• **Information provided**:
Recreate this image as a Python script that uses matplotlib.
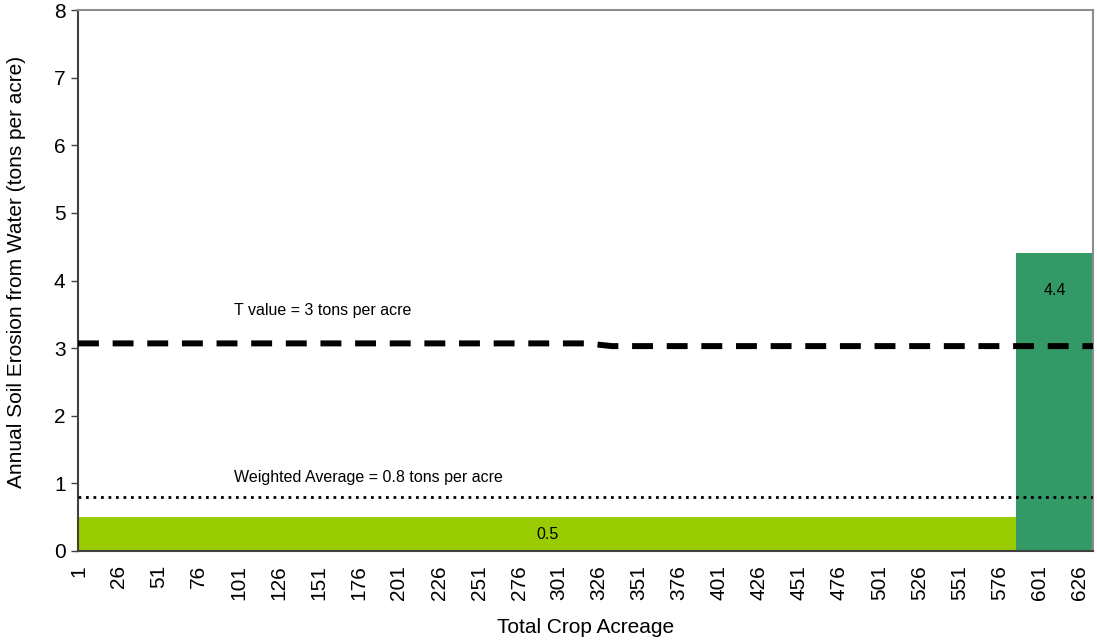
import numpy as np
from matplotlib import pyplot as plt

# acreage of each crop and its annual erosion rate
crop_acres = [586, 48]
erosion_rate = [0.5, 4.4]
bar_colors = ['#99CC00', '#339966']

# T value line, drawn as two pieces with a small step near acre 326
t_x = [0.5, 318, 334, 634.5]
t_y = [3.07, 3.07, 3.03, 3.03]

tick_acres = list(range(1, 627, 25))

plt.rcParams['font.family'] = ['Liberation Sans', 'DejaVu Sans']

fig = plt.figure(figsize=(10.97, 6.41), dpi=100)
ax = fig.add_axes([78 / 1097, 1 - 551 / 641, 1015 / 1097, 541 / 641])

total = sum(crop_acres)
weighted = sum(a * r for a, r in zip(crop_acres, erosion_rate)) / total

left = 0.5
for acres, rate, col in zip(crop_acres, erosion_rate, bar_colors):
    ax.bar(left, rate, width=acres, align='edge', color=col, zorder=1)
    left += acres

# T value and weighted average lines
ax.plot(t_x, t_y, color='black', lw=4.3, dashes=(3.5, 2.3), zorder=3)
ax.axhline(weighted, color='black', lw=2.0, dashes=(1.0, 1.7), zorder=3)

# bar labels
ax.text(0.5 + crop_acres[0] / 2, erosion_rate[0] / 2, f'{erosion_rate[0]:.1f}',
        ha='center', va='center', fontsize=11.5)
ax.text(0.5 + crop_acres[0] + crop_acres[1] / 2, erosion_rate[1] - 0.55,
        f'{erosion_rate[1]:.1f}', ha='center', va='center', fontsize=11.5)

ax.text(98, 3.56, 'T value = 3 tons per acre', fontsize=11.5, va='center')
ax.text(98, 1.09, f'Weighted Average = {weighted:.1f} tons per acre',
        fontsize=11.5, va='center')

ax.set_xlim(0.5, total + 0.5)
ax.set_ylim(0, 8)
ax.set_xticks(tick_acres)
ax.set_xticklabels([str(t) for t in tick_acres], rotation=90, fontsize=15)
ax.tick_params(axis='x', length=0, pad=10)
ax.set_yticks(range(0, 9))
ax.tick_params(axis='y', labelsize=15, length=5, width=1, color='#404040', pad=4)

ax.spines['left'].set_color('#404040')
ax.spines['bottom'].set_color('#404040')
ax.spines['top'].set_color('#8c8c8c')
ax.spines['right'].set_color('#8c8c8c')
for s in ax.spines.values():
    s.set_linewidth(1.5)

ax.set_xlabel('Total Crop Acreage', fontsize=15)
ax.xaxis.set_label_coords(0.5, -0.124)
ax.set_ylabel('Annual Soil Erosion from Water (tons per acre)', fontsize=15)
ax.yaxis.set_label_coords(-0.051, 0.515)

fig.savefig('out.png', dpi=100)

• **What you have to do**: Extract all lines that hold the word "matplotlib".

• **Task solution**:
Recreate this image as a Python script that uses matplotlib.
from matplotlib import pyplot as plt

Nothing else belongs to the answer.